## start INFORMATION SUPPLIED

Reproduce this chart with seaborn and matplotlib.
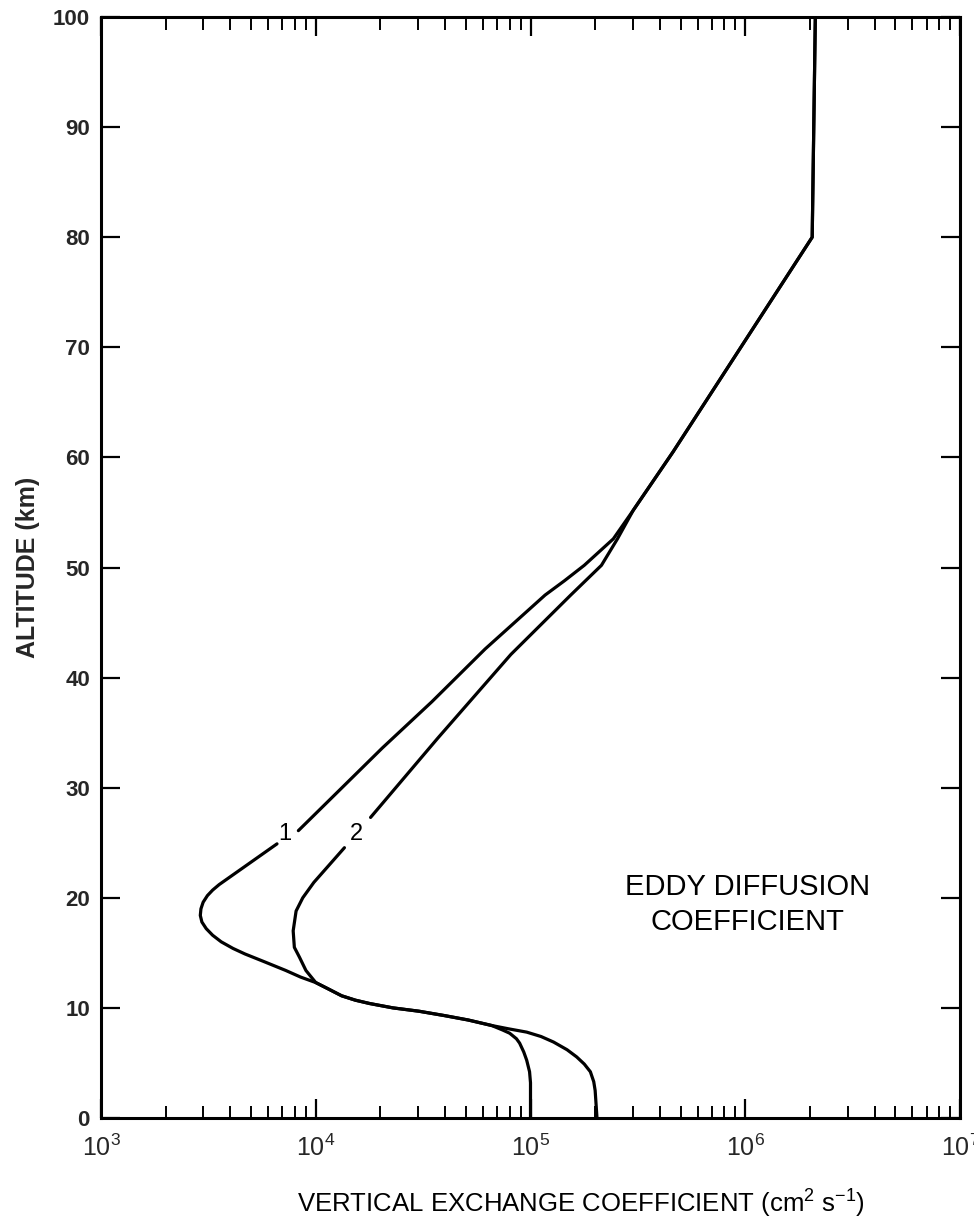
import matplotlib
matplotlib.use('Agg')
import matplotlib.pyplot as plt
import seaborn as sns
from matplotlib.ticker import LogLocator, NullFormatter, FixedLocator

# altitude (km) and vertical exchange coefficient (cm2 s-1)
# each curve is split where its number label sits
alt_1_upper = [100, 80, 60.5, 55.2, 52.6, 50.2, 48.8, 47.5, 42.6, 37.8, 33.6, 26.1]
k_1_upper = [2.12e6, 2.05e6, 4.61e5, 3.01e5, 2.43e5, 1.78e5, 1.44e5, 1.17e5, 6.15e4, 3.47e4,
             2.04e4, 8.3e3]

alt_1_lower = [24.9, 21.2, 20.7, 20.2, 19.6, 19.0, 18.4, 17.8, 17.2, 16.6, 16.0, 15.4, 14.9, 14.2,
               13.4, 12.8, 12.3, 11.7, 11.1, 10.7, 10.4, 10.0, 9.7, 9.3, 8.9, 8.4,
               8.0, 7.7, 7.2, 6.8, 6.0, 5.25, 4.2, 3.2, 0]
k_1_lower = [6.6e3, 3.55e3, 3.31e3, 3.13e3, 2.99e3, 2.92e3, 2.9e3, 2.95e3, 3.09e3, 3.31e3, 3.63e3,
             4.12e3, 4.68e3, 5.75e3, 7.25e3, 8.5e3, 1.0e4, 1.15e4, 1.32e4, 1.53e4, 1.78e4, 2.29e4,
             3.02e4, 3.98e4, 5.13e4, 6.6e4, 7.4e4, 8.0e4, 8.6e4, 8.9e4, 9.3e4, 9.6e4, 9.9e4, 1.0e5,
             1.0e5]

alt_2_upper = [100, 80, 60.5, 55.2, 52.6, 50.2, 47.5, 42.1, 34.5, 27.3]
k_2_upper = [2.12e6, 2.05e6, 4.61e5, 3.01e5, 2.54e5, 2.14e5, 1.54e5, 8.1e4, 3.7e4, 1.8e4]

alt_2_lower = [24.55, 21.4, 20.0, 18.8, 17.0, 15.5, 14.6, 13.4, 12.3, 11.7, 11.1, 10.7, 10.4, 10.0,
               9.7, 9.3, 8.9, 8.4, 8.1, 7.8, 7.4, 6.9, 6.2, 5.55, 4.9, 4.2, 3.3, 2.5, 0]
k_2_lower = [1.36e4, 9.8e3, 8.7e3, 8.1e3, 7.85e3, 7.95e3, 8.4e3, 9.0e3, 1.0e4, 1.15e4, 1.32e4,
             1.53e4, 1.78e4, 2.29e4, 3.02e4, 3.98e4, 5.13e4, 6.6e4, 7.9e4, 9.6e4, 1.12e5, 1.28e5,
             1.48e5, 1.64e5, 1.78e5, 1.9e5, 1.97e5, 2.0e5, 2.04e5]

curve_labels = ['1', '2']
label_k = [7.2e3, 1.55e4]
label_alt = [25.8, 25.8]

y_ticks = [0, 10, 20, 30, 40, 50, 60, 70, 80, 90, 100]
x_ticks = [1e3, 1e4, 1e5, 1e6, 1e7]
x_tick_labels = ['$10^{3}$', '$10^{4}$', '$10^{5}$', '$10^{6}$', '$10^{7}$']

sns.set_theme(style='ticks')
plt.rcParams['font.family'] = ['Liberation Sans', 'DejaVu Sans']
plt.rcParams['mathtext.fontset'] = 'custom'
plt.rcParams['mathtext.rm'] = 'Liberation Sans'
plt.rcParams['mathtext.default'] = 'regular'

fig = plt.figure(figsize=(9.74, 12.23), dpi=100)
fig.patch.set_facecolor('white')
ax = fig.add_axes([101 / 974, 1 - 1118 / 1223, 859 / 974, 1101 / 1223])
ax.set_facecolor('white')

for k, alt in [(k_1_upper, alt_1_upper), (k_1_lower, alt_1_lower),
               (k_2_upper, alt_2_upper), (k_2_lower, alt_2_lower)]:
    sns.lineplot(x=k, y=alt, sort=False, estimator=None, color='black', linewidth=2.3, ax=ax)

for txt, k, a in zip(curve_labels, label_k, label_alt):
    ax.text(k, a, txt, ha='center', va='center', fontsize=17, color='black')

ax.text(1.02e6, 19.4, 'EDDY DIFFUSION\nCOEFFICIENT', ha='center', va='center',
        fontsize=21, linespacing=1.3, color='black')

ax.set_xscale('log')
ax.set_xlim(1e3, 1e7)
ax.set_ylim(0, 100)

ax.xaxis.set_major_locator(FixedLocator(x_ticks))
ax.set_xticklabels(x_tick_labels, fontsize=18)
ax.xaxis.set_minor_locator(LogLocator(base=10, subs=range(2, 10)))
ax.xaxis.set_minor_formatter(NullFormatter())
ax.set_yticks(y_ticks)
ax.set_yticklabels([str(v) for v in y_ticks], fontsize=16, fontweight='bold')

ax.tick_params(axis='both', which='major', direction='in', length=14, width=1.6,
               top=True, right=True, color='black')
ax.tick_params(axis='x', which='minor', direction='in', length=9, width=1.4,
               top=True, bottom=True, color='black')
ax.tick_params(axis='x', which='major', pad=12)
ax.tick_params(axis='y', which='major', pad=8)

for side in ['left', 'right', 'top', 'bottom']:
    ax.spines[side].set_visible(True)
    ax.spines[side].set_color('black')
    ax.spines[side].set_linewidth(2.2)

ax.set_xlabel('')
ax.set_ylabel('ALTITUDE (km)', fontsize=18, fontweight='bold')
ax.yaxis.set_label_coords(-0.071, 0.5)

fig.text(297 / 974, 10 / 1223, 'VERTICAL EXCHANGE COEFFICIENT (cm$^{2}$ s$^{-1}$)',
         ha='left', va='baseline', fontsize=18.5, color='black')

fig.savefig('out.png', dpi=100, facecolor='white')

## end INFORMATION SUPPLIED

(TASK DESCRIPTION): In your copy, leave out the pictures and reproduce the material above exactly.

(TASK RESPONSE):
Reproduce this chart with seaborn and matplotlib.
import matplotlib
matplotlib.use('Agg')
import matplotlib.pyplot as plt
import seaborn as sns
from matplotlib.ticker import LogLocator, NullFormatter, FixedLocator

# altitude (km) and vertical exchange coefficient (cm2 s-1)
# each curve is split where its number label sits
alt_1_upper = [100, 80, 60.5, 55.2, 52.6, 50.2, 48.8, 47.5, 42.6, 37.8, 33.6, 26.1]
k_1_upper = [2.12e6, 2.05e6, 4.61e5, 3.01e5, 2.43e5, 1.78e5, 1.44e5, 1.17e5, 6.15e4, 3.47e4,
             2.04e4, 8.3e3]

alt_1_lower = [24.9, 21.2, 20.7, 20.2, 19.6, 19.0, 18.4, 17.8, 17.2, 16.6, 16.0, 15.4, 14.9, 14.2,
               13.4, 12.8, 12.3, 11.7, 11.1, 10.7, 10.4, 10.0, 9.7, 9.3, 8.9, 8.4,
               8.0, 7.7, 7.2, 6.8, 6.0, 5.25, 4.2, 3.2, 0]
k_1_lower = [6.6e3, 3.55e3, 3.31e3, 3.13e3, 2.99e3, 2.92e3, 2.9e3, 2.95e3, 3.09e3, 3.31e3, 3.63e3,
             4.12e3, 4.68e3, 5.75e3, 7.25e3, 8.5e3, 1.0e4, 1.15e4, 1.32e4, 1.53e4, 1.78e4, 2.29e4,
             3.02e4, 3.98e4, 5.13e4, 6.6e4, 7.4e4, 8.0e4, 8.6e4, 8.9e4, 9.3e4, 9.6e4, 9.9e4, 1.0e5,
             1.0e5]

alt_2_upper = [100, 80, 60.5, 55.2, 52.6, 50.2, 47.5, 42.1, 34.5, 27.3]
k_2_upper = [2.12e6, 2.05e6, 4.61e5, 3.01e5, 2.54e5, 2.14e5, 1.54e5, 8.1e4, 3.7e4, 1.8e4]

alt_2_lower = [24.55, 21.4, 20.0, 18.8, 17.0, 15.5, 14.6, 13.4, 12.3, 11.7, 11.1, 10.7, 10.4, 10.0,
               9.7, 9.3, 8.9, 8.4, 8.1, 7.8, 7.4, 6.9, 6.2, 5.55, 4.9, 4.2, 3.3, 2.5, 0]
k_2_lower = [1.36e4, 9.8e3, 8.7e3, 8.1e3, 7.85e3, 7.95e3, 8.4e3, 9.0e3, 1.0e4, 1.15e4, 1.32e4,
             1.53e4, 1.78e4, 2.29e4, 3.02e4, 3.98e4, 5.13e4, 6.6e4, 7.9e4, 9.6e4, 1.12e5, 1.28e5,
             1.48e5, 1.64e5, 1.78e5, 1.9e5, 1.97e5, 2.0e5, 2.04e5]

curve_labels = ['1', '2']
label_k = [7.2e3, 1.55e4]
label_alt = [25.8, 25.8]

y_ticks = [0, 10, 20, 30, 40, 50, 60, 70, 80, 90, 100]
x_ticks = [1e3, 1e4, 1e5, 1e6, 1e7]
x_tick_labels = ['$10^{3}$', '$10^{4}$', '$10^{5}$', '$10^{6}$', '$10^{7}$']

sns.set_theme(style='ticks')
plt.rcParams['font.family'] = ['Liberation Sans', 'DejaVu Sans']
plt.rcParams['mathtext.fontset'] = 'custom'
plt.rcParams['mathtext.rm'] = 'Liberation Sans'
plt.rcParams['mathtext.default'] = 'regular'

fig = plt.figure(figsize=(9.74, 12.23), dpi=100)
fig.patch.set_facecolor('white')
ax = fig.add_axes([101 / 974, 1 - 1118 / 1223, 859 / 974, 1101 / 1223])
ax.set_facecolor('white')

for k, alt in [(k_1_upper, alt_1_upper), (k_1_lower, alt_1_lower),
               (k_2_upper, alt_2_upper), (k_2_lower, alt_2_lower)]:
    sns.lineplot(x=k, y=alt, sort=False, estimator=None, color='black', linewidth=2.3, ax=ax)

for txt, k, a in zip(curve_labels, label_k, label_alt):
    ax.text(k, a, txt, ha='center', va='center', fontsize=17, color='black')

ax.text(1.02e6, 19.4, 'EDDY DIFFUSION\nCOEFFICIENT', ha='center', va='center',
        fontsize=21, linespacing=1.3, color='black')

ax.set_xscale('log')
ax.set_xlim(1e3, 1e7)
ax.set_ylim(0, 100)

ax.xaxis.set_major_locator(FixedLocator(x_ticks))
ax.set_xticklabels(x_tick_labels, fontsize=18)
ax.xaxis.set_minor_locator(LogLocator(base=10, subs=range(2, 10)))
ax.xaxis.set_minor_formatter(NullFormatter())
ax.set_yticks(y_ticks)
ax.set_yticklabels([str(v) for v in y_ticks], fontsize=16, fontweight='bold')

ax.tick_params(axis='both', which='major', direction='in', length=14, width=1.6,
               top=True, right=True, color='black')
ax.tick_params(axis='x', which='minor', direction='in', length=9, width=1.4,
               top=True, bottom=True, color='black')
ax.tick_params(axis='x', which='major', pad=12)
ax.tick_params(axis='y', which='major', pad=8)

for side in ['left', 'right', 'top', 'bottom']:
    ax.spines[side].set_visible(True)
    ax.spines[side].set_color('black')
    ax.spines[side].set_linewidth(2.2)

ax.set_xlabel('')
ax.set_ylabel('ALTITUDE (km)', fontsize=18, fontweight='bold')
ax.yaxis.set_label_coords(-0.071, 0.5)

fig.text(297 / 974, 10 / 1223, 'VERTICAL EXCHANGE COEFFICIENT (cm$^{2}$ s$^{-1}$)',
         ha='left', va='baseline', fontsize=18.5, color='black')

fig.savefig('out.png', dpi=100, facecolor='white')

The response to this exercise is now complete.